Eric Coquerel, député « La France insoumise » et président de la Commission des finances de l’Assemblée nationale, le 01/07/2025
Une position qui n’est pas une simple pétition de principe. Le député insoumis Sébastien Delogu en sait quelque chose. A l’occasion d’un séjour en Algérie, il s’est exprimé sur la chaîne de télévision publique TV2. A aucun moment, le député des Bouches-du-Rhône n’a réclamé la libération de Sansal et Gleizes. Cette maladresse de langage sur Jean-Luc Mélenchon et l’expression d’une position qui n’est pas celle de la France insoumise sur le Sahara occidental auront sans doute fait déborder le vase. Fait rare, voire inédit, LFI s’est désolidarisée des propos de son député dans un communiqué.
Pour Sandrine Rousseau, la détention de Boualem Sansal et Christophe Gleizes est la conséquence d’une décision imprudente
Emmanuel Macron n’aurait jamais dû reconnaître la souveraineté marocaine sur le Sahara occidental. Pourquoi on a pris cette décision unilatérale sans prévenir personne ? C’est incroyable cette décision sur le Sahara occidental. C’est Macron tout seul qui a décidé ça. Evidemment que ça allait générer des tensions. Vous imaginez bien qu’un sujet aussi sensible que le Sahara occidental, qui dure depuis autant d’années, il ne suffisait pas d’une déclaration tout à fait intempestive pour le régler.
Sandrine Rousseau, députée « Écologiste et social », le 01/07/2025
Seul le Rassemblement national réclame encore que la France durcisse le ton avec l’Algérie.

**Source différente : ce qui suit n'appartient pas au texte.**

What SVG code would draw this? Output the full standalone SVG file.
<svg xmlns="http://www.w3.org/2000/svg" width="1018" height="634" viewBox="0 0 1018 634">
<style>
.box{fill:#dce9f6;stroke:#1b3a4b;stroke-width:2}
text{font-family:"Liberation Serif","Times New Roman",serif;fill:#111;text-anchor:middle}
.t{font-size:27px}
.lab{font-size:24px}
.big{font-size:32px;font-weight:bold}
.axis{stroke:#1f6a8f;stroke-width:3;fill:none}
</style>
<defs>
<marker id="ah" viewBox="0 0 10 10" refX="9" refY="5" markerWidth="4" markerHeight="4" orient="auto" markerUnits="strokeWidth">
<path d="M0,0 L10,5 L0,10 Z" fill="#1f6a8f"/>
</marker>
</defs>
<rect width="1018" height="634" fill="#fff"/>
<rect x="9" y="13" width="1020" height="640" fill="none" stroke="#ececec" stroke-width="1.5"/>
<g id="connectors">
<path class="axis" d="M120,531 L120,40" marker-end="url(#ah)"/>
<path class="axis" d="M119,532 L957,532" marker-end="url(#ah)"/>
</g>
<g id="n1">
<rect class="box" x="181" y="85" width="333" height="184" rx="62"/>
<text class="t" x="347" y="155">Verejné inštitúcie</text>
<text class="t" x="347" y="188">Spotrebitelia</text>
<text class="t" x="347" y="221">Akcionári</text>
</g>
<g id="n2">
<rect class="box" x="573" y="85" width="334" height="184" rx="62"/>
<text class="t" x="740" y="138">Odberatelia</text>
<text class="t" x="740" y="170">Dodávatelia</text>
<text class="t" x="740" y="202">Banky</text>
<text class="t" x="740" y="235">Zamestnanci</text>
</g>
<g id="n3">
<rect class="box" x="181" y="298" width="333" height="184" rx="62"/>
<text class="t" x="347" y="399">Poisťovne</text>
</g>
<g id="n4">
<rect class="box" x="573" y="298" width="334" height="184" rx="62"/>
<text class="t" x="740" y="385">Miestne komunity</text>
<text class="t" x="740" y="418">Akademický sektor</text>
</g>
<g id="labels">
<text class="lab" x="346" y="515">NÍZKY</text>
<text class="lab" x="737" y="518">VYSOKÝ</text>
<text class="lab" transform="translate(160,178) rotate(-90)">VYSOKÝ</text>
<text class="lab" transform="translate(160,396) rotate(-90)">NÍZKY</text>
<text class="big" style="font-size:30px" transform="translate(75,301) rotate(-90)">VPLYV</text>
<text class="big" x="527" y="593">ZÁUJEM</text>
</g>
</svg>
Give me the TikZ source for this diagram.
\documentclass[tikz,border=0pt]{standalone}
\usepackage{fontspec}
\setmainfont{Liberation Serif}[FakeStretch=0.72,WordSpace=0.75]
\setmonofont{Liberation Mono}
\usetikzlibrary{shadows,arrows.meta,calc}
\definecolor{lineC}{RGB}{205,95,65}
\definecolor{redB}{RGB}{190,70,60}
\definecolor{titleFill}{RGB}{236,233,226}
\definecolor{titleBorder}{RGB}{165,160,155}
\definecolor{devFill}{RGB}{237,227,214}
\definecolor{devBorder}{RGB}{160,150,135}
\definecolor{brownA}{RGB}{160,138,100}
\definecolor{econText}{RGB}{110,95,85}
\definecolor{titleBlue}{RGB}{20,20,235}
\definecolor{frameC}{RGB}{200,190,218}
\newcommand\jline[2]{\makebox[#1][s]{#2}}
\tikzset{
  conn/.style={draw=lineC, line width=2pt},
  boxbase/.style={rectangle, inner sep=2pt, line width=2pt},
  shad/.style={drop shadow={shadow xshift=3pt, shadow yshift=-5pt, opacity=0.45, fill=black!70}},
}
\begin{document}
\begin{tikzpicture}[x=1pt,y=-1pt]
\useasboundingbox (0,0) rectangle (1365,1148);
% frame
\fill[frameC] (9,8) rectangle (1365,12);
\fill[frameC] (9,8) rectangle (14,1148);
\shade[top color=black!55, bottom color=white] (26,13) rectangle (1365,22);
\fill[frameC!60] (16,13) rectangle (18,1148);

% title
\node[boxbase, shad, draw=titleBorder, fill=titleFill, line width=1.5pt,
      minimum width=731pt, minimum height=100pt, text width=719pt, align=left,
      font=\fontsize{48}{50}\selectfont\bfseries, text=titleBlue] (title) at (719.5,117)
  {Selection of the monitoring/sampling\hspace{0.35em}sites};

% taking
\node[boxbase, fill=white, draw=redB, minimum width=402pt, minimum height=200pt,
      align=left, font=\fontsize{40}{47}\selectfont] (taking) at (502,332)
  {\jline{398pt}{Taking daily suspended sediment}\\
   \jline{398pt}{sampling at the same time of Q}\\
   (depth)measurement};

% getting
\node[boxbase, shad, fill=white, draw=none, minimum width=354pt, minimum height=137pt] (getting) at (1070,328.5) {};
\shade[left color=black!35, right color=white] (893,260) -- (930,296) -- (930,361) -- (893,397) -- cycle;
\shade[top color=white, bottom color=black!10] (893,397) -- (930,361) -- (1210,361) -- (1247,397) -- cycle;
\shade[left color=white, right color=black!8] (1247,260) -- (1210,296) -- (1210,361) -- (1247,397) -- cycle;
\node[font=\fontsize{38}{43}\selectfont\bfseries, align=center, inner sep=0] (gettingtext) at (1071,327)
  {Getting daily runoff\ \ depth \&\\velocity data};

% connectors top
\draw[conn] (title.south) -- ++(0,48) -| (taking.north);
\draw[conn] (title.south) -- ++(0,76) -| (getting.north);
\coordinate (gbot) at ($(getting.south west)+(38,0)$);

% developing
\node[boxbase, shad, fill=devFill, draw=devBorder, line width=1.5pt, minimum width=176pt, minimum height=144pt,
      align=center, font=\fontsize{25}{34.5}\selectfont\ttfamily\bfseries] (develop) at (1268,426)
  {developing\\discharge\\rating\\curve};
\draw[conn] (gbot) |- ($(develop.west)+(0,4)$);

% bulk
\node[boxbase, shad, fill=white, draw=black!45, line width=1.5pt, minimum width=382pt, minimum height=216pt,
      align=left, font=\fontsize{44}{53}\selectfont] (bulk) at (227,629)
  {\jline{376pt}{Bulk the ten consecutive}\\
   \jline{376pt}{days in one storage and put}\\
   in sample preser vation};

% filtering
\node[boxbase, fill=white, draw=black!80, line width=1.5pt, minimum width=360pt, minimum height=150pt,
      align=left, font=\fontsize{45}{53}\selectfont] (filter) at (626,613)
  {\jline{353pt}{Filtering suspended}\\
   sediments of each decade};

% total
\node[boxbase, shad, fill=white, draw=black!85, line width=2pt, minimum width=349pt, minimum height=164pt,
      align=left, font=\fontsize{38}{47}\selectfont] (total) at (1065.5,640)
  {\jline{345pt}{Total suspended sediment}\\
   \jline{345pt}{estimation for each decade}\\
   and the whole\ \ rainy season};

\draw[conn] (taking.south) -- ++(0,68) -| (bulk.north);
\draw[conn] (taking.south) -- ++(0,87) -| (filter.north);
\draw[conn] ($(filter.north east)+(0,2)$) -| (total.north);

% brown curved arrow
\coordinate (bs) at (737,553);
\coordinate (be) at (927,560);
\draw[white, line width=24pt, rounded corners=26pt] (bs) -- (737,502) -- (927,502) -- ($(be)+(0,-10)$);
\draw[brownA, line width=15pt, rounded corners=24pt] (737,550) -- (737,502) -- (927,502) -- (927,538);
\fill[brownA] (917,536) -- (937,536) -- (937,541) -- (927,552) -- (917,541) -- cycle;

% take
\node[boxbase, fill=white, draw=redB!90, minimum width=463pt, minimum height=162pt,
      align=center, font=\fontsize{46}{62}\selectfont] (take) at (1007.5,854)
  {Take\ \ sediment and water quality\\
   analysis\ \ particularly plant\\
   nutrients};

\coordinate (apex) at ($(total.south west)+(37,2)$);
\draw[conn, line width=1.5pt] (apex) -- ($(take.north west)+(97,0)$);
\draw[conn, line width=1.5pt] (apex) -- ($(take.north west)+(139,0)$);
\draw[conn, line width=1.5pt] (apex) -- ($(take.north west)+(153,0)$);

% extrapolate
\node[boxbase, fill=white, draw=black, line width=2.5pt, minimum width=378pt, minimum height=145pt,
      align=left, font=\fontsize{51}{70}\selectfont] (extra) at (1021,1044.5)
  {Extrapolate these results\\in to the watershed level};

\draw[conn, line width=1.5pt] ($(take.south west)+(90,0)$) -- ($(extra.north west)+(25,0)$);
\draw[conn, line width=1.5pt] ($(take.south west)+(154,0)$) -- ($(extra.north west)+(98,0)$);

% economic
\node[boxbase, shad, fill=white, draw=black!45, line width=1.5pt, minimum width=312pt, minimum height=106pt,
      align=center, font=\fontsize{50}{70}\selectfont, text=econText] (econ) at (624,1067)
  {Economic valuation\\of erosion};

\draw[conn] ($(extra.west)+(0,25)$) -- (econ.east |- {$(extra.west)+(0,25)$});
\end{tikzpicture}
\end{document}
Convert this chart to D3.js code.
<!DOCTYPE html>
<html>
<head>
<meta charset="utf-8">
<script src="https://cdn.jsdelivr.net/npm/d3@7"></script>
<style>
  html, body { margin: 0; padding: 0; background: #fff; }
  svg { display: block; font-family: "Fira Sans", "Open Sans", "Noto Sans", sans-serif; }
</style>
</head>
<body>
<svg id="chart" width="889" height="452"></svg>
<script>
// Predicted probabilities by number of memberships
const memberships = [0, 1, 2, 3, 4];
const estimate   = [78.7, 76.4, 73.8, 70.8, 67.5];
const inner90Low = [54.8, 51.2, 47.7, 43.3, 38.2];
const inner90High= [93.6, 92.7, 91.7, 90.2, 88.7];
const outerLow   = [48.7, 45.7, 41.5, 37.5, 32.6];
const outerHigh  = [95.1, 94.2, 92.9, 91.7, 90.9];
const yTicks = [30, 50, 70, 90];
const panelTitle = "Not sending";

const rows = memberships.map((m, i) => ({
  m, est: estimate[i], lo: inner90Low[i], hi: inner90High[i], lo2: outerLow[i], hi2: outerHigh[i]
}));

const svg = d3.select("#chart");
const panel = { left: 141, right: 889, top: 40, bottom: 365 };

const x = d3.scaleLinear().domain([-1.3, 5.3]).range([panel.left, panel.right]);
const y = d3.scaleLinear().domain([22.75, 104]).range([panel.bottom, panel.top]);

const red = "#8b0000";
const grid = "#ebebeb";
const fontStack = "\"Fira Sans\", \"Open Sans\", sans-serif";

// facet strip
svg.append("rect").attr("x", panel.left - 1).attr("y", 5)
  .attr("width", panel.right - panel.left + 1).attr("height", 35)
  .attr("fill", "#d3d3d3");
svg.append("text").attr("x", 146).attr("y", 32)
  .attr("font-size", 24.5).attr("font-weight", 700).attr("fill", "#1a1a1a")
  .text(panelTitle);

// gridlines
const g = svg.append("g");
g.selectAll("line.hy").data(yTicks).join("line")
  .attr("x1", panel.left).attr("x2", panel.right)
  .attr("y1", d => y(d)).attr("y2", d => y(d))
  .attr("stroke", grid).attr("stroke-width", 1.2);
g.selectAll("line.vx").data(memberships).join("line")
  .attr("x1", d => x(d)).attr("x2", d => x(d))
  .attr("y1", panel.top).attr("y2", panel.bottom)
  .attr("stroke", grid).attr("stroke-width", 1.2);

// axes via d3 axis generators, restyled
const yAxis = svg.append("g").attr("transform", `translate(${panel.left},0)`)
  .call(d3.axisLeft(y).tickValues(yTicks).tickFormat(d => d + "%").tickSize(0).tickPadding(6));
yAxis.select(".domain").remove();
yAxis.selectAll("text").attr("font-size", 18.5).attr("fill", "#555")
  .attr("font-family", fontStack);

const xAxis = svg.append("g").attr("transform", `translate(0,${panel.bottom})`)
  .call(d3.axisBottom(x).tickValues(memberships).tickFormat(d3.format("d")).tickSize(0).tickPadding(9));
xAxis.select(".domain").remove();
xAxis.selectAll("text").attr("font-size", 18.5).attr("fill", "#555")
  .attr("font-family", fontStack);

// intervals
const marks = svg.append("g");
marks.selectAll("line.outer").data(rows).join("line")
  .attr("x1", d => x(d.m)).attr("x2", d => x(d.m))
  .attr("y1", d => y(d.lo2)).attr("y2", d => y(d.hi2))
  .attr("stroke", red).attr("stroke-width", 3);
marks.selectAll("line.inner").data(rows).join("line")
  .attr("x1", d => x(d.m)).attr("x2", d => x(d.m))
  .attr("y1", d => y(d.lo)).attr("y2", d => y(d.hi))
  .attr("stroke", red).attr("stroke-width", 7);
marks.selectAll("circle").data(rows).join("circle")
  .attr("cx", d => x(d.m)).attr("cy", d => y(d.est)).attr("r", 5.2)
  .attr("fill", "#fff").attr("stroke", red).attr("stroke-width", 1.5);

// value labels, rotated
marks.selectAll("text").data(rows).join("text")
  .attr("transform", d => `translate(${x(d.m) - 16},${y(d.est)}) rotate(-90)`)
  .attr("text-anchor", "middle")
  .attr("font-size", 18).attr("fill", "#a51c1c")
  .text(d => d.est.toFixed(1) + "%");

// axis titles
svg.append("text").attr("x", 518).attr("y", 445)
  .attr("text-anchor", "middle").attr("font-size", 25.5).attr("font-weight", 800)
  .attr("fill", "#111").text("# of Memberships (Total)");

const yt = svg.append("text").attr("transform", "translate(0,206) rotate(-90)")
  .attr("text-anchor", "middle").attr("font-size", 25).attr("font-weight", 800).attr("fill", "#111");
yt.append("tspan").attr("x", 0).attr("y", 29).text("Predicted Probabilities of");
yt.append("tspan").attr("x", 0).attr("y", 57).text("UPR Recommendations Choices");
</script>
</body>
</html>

Faire preuve de fermeté. C’est toutes les mesures vis-à-vis de l’Algérie : revenir sur cet accord de 1968, plus aucun visa, mais zéro, ils ont beaucoup plus à perdre qu’à gagner, arrêter tous les transferts de fonds, alors évidemment l’argent public transférer à l’Algérie, on va à Bruxelles aussi pour demander à l’Union européenne de faire la même chose, et puis les flux privés, on peut aussi les tarir. Avoir une vraie politique de fermeté, ce qu’on ne fait pas depuis trop longtemps maintenant avec cette dictature corrompue algérienne.
Philippe Ballard, député « Rassemblement national », le 01/07/2025
On saura samedi si la diplomatie est plus forte que les rodomontades.